Eccentric and Penniless
Wednesday, 18 June 2014
Blank ...................
I started this blog, as a online scrapbook, over the two years I'd learnt lots about myself, made some bad choices made a few brave ones, I'm leaving the first and last posts as a reminder, if you are ever lucky enough to hold in your arms and feel complete perfection, don't ever let anything hurt it.
Tuesday, 31 December 2013
Monday, 5 December 2011
Wall Hall.
Gosh I blame my parents, for my Eccentricity and yet I joke with you, I enjoy every moment of the way I am, I was very lucky to have had parents who allowed me to be me! Quaint, artistic, eclectic, open minded and crafty, silly ;-) in textiles I mean off course.
| I miss the warmth of my gran parents. |
We spent most weekends and between 4 & 6 weeks every year at my grandparent’s home & place of work. From me being the age of 18 mouths till nearly 11 yrs. They worked as caretaker and maid to the university & staff based at Wall Hall mansion.
Not enough words to explain the sense of loss I feel for my Dad.
The building is built in a magnificent gothic revival mansion with a castellated façade created in the early nineteenth century for George Woodford Thelluson, a prosperous City banker mentioned in Charles Dickens' A Tale of Two Cities in the war used by U.S. Ambassador Joseph Kennedy, then was used for educational purposes, eventually becoming an annex to the university of Hertfordshire, before being developed in the 2003.
For me growing up in this building and environment had a lasting impact on me & my style. I have a vivid memory of the way the rooms smelled. In a morning me and my gran would polish dust the big sitting room with Mr Shine and then hover, I spent more of this time hoping from settee to chaise long than dusting J for in the afternoon, I would help her put together high tea, and serve it to the lectures.
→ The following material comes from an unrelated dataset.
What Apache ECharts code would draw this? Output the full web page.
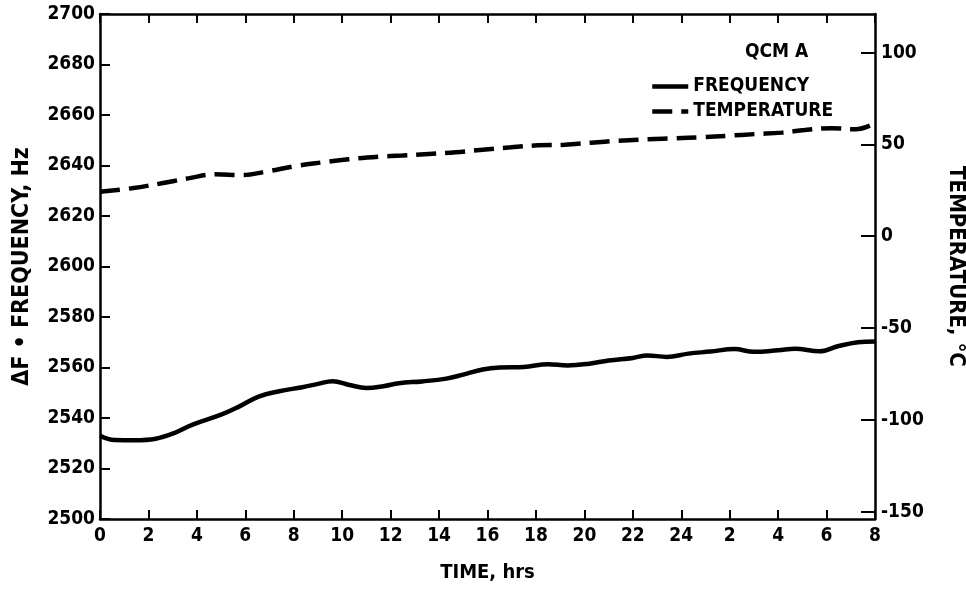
<!DOCTYPE html>
<html>
<head>
<meta charset="utf-8">
<script src="https://cdn.jsdelivr.net/npm/echarts@6/dist/echarts.min.js"></script>
<style>
html,body{margin:0;padding:0;background:#fff;}
#chart{width:966px;height:592px;}
</style>
</head>
<body>
<div id="chart"></div>
<script>
// ---- data ----
const xTickValues = [0,2,4,6,8,10,12,14,16,18,20,22,24,26,28,30,32];
const xTickLabels = ['0','2','4','6','8','10','12','14','16','18','20','22','24','2','4','6','8'];
const tempTicks = [-150,-100,-50,0,50,100];

const freqHours = [0,0.6,1.45,2.3,3.0,3.8,5.0,5.7,6.55,7.4,8.35,9.0,9.6,10.3,11.0,11.7,12.35,13.3,14.3,15.0,15.8,16.5,17.5,18.5,19.3,20.2,21.0,22.0,22.6,23.4,24.3,25.2,26.2,27.0,28.0,28.7,29.7,30.5,31.3,32.0];
const freqValues = [2533,2531.3,2531.2,2531.8,2533.8,2537.3,2541.3,2544.3,2548.5,2550.6,2552.2,2553.5,2554.6,2553.1,2551.9,2552.6,2553.8,2554.5,2555.6,2557.2,2559.2,2560,2560.2,2561.3,2560.8,2561.5,2562.8,2563.8,2564.8,2564.2,2565.5,2566.3,2567.3,2566.2,2566.8,2567.4,2566.4,2568.5,2570.0,2570.3];

const tempHours = [0,1.31,2.55,3.64,4.76,5.87,6.83,8.07,9.18,10.26,11.51,12.49,13.58,14.69,15.8,16.97,18.07,19.18,20.28,21.39,22.63,23.73,24.83,25.94,27.04,28.15,29.1,30.2,31.2,31.94];
const tempValues = [24.2,26.1,28.8,31.5,33.7,33.3,35.1,38.2,40.2,41.9,43.3,44.0,44.8,45.7,47.1,48.4,49.5,49.8,50.9,52.0,52.8,53.3,53.9,54.7,55.6,56.4,57.8,58.8,58.2,61.1];

const seriesNames = ['FREQUENCY','TEMPERATURE'];
const legendTitle = 'QCM A';
const xTitle = 'TIME, hrs';
const yLeftTitle = 'ΔF • FREQUENCY, Hz';
const yRightTitle = 'TEMPERATURE, °C';

const FONT = '"DejaVu Sans Condensed","Liberation Sans Narrow","DejaVu Sans",sans-serif';
const pairs = (xs, ys) => xs.map((x, i) => [x, ys[i]]);

const chart = echarts.init(document.getElementById('chart'), null, {renderer:'canvas'});
const axisLineStyle = {color:'#000', width:2.5};
const labelStyle = {color:'#000', fontFamily:FONT, fontWeight:'bold', fontSize:19};
const tickStyle = {color:'#000', width:2};

chart.setOption({
  backgroundColor:'#fff',
  animation:false,
  grid:{left:100, right:91, top:14, bottom:73, containLabel:false, outerBoundsMode:'none'},
  title:{text:legendTitle, left:740, top:38, textStyle:{color:'#000', fontFamily:FONT, fontWeight:'bold', fontSize:19}},
  legend:{
    data:seriesNames, orient:'vertical', left:645, top:72, itemGap:6,
    itemWidth:36, itemHeight:14,
    itemStyle:{opacity:0},
    lineStyle:{width:4.5},
    textStyle:{color:'#000', fontFamily:FONT, fontWeight:'bold', fontSize:19}
  },
  xAxis:[{
    type:'value', min:0, max:32, interval:2, position:'bottom',
    name:xTitle, nameLocation:'middle', nameGap:44,
    nameTextStyle:{color:'#000', fontFamily:FONT, fontWeight:'bold', fontSize:20},
    axisLine:{show:true, onZero:false, lineStyle:axisLineStyle},
    axisTick:{show:true, inside:true, length:9, lineStyle:tickStyle},
    axisLabel:Object.assign({margin:8, formatter:(v)=>{const i=xTickValues.indexOf(v);return i>=0?xTickLabels[i]:'';}}, labelStyle),
    splitLine:{show:false}
  },{
    type:'value', min:0, max:32, interval:2, position:'top',
    axisLine:{show:true, onZero:false, lineStyle:axisLineStyle},
    axisTick:{show:true, inside:true, length:9, lineStyle:tickStyle},
    axisLabel:{show:false}, splitLine:{show:false}
  }],
  yAxis:[{
    type:'value', min:2500, max:2700, interval:20, position:'left',
    name:yLeftTitle, nameLocation:'middle', nameGap:66, nameRotate:90,
    nameTextStyle:{color:'#000', fontFamily:FONT, fontWeight:'bold', fontSize:23},
    axisLine:{show:true, onZero:false, lineStyle:axisLineStyle},
    axisTick:{show:true, inside:true, length:10, lineStyle:tickStyle},
    axisLabel:Object.assign({margin:5, formatter:(v)=>String(v)}, labelStyle),
    splitLine:{show:false}
  },{
    type:'value', min:-154, max:121, position:'right',
    name:yRightTitle, nameLocation:'middle', nameGap:70, nameRotate:-90,
    nameTextStyle:{color:'#000', fontFamily:FONT, fontWeight:'bold', fontSize:22},
    axisLine:{show:true, onZero:false, lineStyle:axisLineStyle},
    axisTick:{show:true, inside:true, length:14, customValues:tempTicks, lineStyle:tickStyle},
    axisLabel:Object.assign({margin:6, customValues:tempTicks, formatter:(v)=>String(v)}, labelStyle),
    splitLine:{show:false}
  }],
  series:[{
    name:seriesNames[0], type:'line', xAxisIndex:0, yAxisIndex:0,
    data:pairs(freqHours, freqValues), smooth:0.4, showSymbol:false, symbol:'none',
    lineStyle:{color:'#000', width:4.5}, itemStyle:{color:'#000'}
  },{
    name:seriesNames[1], type:'line', xAxisIndex:0, yAxisIndex:1,
    data:pairs(tempHours, tempValues), smooth:0.4, showSymbol:false, symbol:'none',
    lineStyle:{color:'#000', width:4.5, type:[20,9]}, itemStyle:{color:'#000'}
  }]
});
</script>
</body>
</html>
Some of the room’s decor and corridors I don’t think had ever changed from when it was the big house and later when U.S. Ambassador Joseph Kennedy lived there.
It was a marvellous place to grow up. And I consider myself very fortunate to have spent many summers with free rein to explore.
I loved it in an evening when everyone had gone home me and my grandpa would walk the whole building. If only the walls could have talked.
When my gran passed away a tree was planted near the tennis courts in her memory. My grandpa stayed on working at Wall Hall until he retired.